I am learning a lot of leadership lessons these days. Mostly having to do with embarking on projects I can sorta kinda get my arms around, but which expand from manageable to giant when poked with a stick. One such is launching a magazine. Which seems like maybe a sensible person would understand was going to be a Really Big Challenge, which I sort of knew, but didn't really know. I'm not, it seems, so very sensible these days.

So the project is plugging along, and I'm learning all kinds of things that aren't surprising, but aren't easy, either. Like: When launching a flagship publication, you'll have to make design decisions, for which it would be good if your visual brand was articulated somewhere (ours wasn't, so we had a diversion while we created a graphical style guide).

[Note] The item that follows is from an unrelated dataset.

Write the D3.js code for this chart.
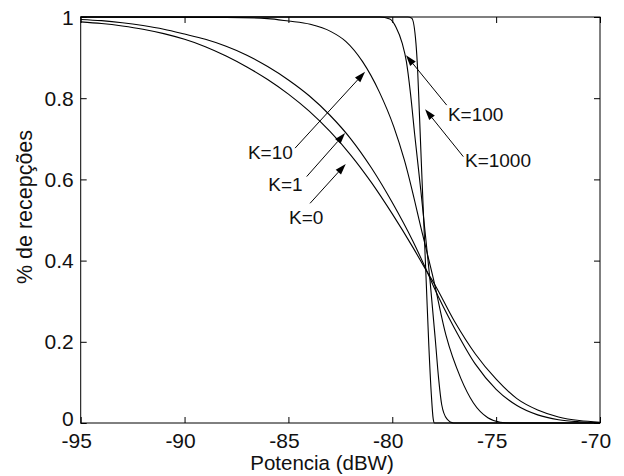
<!DOCTYPE html>
<html><head><meta charset="utf-8">
<script src="https://cdn.jsdelivr.net/npm/d3@7"></script>
<style>
body{margin:0;background:#fff}
text{font-family:"Liberation Sans",Arial,Helvetica,sans-serif;fill:#111}
</style>
</head><body>
<svg id="c" width="624" height="476"></svg>
<script>
// ---- data ----
const xTicks=[-95,-90,-85,-80,-75,-70];
const yTicks=[0,0.2,0.4,0.6,0.8,1];
const xTickLabels=["-95","-90","-85","-80","-75","-70"];
const yTickLabels=["0","0.2","0.4","0.6","0.8","1"];
const xTitle="Potencia (dBW)";
const yTitle="% de recepções";

const curveK0=[[-95,0.988],[-94,0.984],[-93,0.978],[-92,0.97],[-91,0.959],[-90,0.945],[-89,0.927],[-88,0.904],[-87,0.877],[-86,0.846],[-85,0.81],[-84,0.768],[-83,0.718],[-82,0.66],[-81,0.592],[-80,0.515],[-79,0.432],[-78.3,0.37],[-78,0.345],[-77,0.25],[-76,0.17],[-75,0.108],[-74,0.06],[-73,0.032],[-72,0.015],[-71,0.006],[-70,0.002]];
const curveK1=[[-95,0.994],[-94,0.991],[-93,0.986],[-92,0.979],[-91,0.97],[-90,0.958],[-89,0.945],[-88,0.928],[-87,0.906],[-86,0.878],[-85,0.845],[-84,0.806],[-83,0.758],[-82,0.7],[-81,0.628],[-80,0.543],[-79,0.447],[-78.3,0.37],[-78,0.335],[-77,0.233],[-76,0.145],[-75,0.083],[-74,0.043],[-73,0.02],[-72,0.008],[-71,0.003],[-70,0.001]];
const curveK10=[[-95,1],[-88,0.999],[-86,0.996],[-85,0.99],[-83.95,0.982],[-82.95,0.964],[-82.24,0.94],[-81.43,0.89],[-80.62,0.815],[-79.93,0.73],[-79.42,0.648],[-78.52,0.46],[-78.02,0.355],[-77.41,0.215],[-76.7,0.11],[-76.1,0.05],[-75.4,0.013],[-74.8,0.002],[-74.3,0],[-70,0]];
const curveK100=[[-95,1],[-80.6,1],[-80.12,0.995],[-79.82,0.975],[-79.52,0.935],[-79.32,0.89],[-79.12,0.81],[-78.92,0.71],[-78.62,0.57],[-78.42,0.47],[-78.19,0.355],[-77.92,0.2],[-77.77,0.11],[-77.62,0.045],[-77.37,0.01],[-77.05,0],[-70,0]];
const curveK1000=[[-95,1],[-79.25,1],[-79.06,0.997],[-78.86,0.935],[-78.78,0.87],[-78.7,0.77],[-78.6,0.64],[-78.48,0.49],[-78.36,0.34],[-78.24,0.19],[-78.12,0.07],[-78.03,0.01],[-77.97,0],[-70,0]];

// annotations: label text, label start (x,p), arrow tail (x,p), arrow tip (x,p)
const annLabels=["K=10","K=1","K=0","K=100","K=1000"];
const annLabelPos=[[-86.95,0.650],[-85.97,0.572],[-84.97,0.490],[-77.32,0.743],[-76.5,0.630]];
const annTail=[[-84.68,0.677],[-84.12,0.607],[-83.96,0.541],[-77.38,0.783],[-76.58,0.656]];
const annTip=[[-81.31,0.865],[-82.27,0.714],[-82.24,0.638],[-79.34,0.906],[-78.42,0.773]];

// ---- layout ----
const L=80.7,R=600,T=17,B=423;
const svg=d3.select("#c");
const x=d3.scaleLinear().domain([-95,-70]).range([L,R]);
const y=d3.scaleLinear().domain([0,1]).range([B,T]);

const g=svg.append("g");
// curves
const line=d3.line().x(d=>x(d[0])).y(d=>y(d[1])).curve(d3.curveMonotoneX);
[curveK0,curveK1,curveK10,curveK100,curveK1000].forEach(c=>{
  g.append("path").attr("d",line(c)).attr("fill","none").attr("stroke","#000").attr("stroke-width",1.1);
});

// axes with inward ticks, on all four sides
const tl=6;
const axB=d3.axisBottom(x).tickValues(xTicks).tickSizeInner(-tl).tickSizeOuter(0).tickFormat("");
const axT=d3.axisTop(x).tickValues(xTicks).tickSizeInner(-tl).tickSizeOuter(0).tickFormat("");
const axLf=d3.axisLeft(y).tickValues(yTicks).tickSizeInner(-tl).tickSizeOuter(0).tickFormat("");
const axRt=d3.axisRight(y).tickValues(yTicks).tickSizeInner(-tl).tickSizeOuter(0).tickFormat("");
function style(sel){sel.select(".domain").remove();sel.selectAll("line").attr("stroke","#000");}
g.append("g").attr("transform",`translate(0,${B})`).call(axB).call(style);
g.append("g").attr("transform",`translate(0,${T})`).call(axT).call(style);
g.append("g").attr("transform",`translate(${L},0)`).call(axLf).call(style);
g.append("g").attr("transform",`translate(${R},0)`).call(axRt).call(style);
g.append("rect").attr("x",L).attr("y",T).attr("width",R-L).attr("height",B-T)
 .attr("fill","none").attr("stroke","#000").attr("stroke-width",1);

// tick labels
g.selectAll(".xl").data(xTicks).enter().append("text")
 .attr("x",(d)=>x(d)-4).attr("y",448).attr("text-anchor","middle")
 .attr("font-size",21).text((d,i)=>xTickLabels[i]);
g.selectAll(".yl").data(yTicks).enter().append("text")
 .attr("x",L-7).attr("y",d=>y(d)-(d===0?5:0)).attr("dy","0.36em").attr("text-anchor","end")
 .attr("font-size",21).text((d,i)=>yTickLabels[i]);

// titles
g.append("text").attr("x",322).attr("y",470).attr("text-anchor","middle").attr("font-size",20.5).text(xTitle);
g.append("text").attr("transform","translate(32,207) rotate(-90)").attr("text-anchor","middle").attr("font-size",21.5).text(yTitle);

// annotations
annLabels.forEach((t,i)=>{
  const [x1,y1]=[x(annTail[i][0]),y(annTail[i][1])];
  const [x2,y2]=[x(annTip[i][0]),y(annTip[i][1])];
  const ang=Math.atan2(y2-y1,x2-x1);
  const hl=11,hw=3.6;
  const bx=x2-hl*Math.cos(ang),by=y2-hl*Math.sin(ang);
  g.append("line").attr("x1",x1).attr("y1",y1).attr("x2",bx).attr("y2",by).attr("stroke","#000").attr("stroke-width",1);
  const p=[[x2,y2],[bx+hw*Math.sin(ang),by-hw*Math.cos(ang)],[bx-hw*Math.sin(ang),by+hw*Math.cos(ang)]];
  g.append("path").attr("d","M"+p.map(q=>q.join(",")).join("L")+"Z").attr("fill","#000");
  g.append("text").attr("x",x(annLabelPos[i][0])).attr("y",y(annLabelPos[i][1]))
   .attr("font-size",19).text(t);
});
</script>
</body></html>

And governance decisions (who will decide the editorial tone of the thing, anyway? How much power should we give the volunteers? And how much should we keep? Before inviting them, we need to define their roles.)

And business decisions (What's a reasonable percentage to give your ad sales vendor? if they take away your online classified section headaches, is that worth an extra 5%?)

All that is totally aside from the part I expected to be the hardest: creating a concept for the magazine, and an editorial calendar, and finding a cadre of writers and giving them assignments (We must first figure out author agreements that are fair to the publication and the [unpaid] authors).

So as my anxiety rose, I decided to do something a little risky: ask the whole staff to volunteer to sit around a table and thrash some things out - I literally just needed someone else to help make decisions.

So I stood up with my flip chart and outlined the work, and said: "There's more to be done than I can or should do on my own. And there's stuff I need help thinking through. I need other heads around these questions. I need volunteers."

And was greeted with silence. Stony silence.

So I sat down - I knew I had a couple of allies out there I could rope in (they weren't at the meeting), so maybe I'd made a doofus of myself, but really I was no worse off with workload. The agenda moved on, and at the end of the lunch something great happened. People stood up, walked over and put their names down to help --almost half the staff volunteered.

What was really great, though, was this: a colleague pulled me aside and said "That was very brave, to ask for help like that. People don't ask for help here. If you don't get enough help, it's because it's not the culture yet. I'm glad it's changing." Another wrote to tell me she liked my 'I don't know everything so let's work it out together' approach.

Asking for help is a lesson from waiting tables. When you're so busy you can't catch up, you've got to be able to stop and articulate what you need. I gained allies because I admitted the job was too big for just me. And the decisions got made, the work is getting done. And everyone who helped has a stake now. That's my favorite part.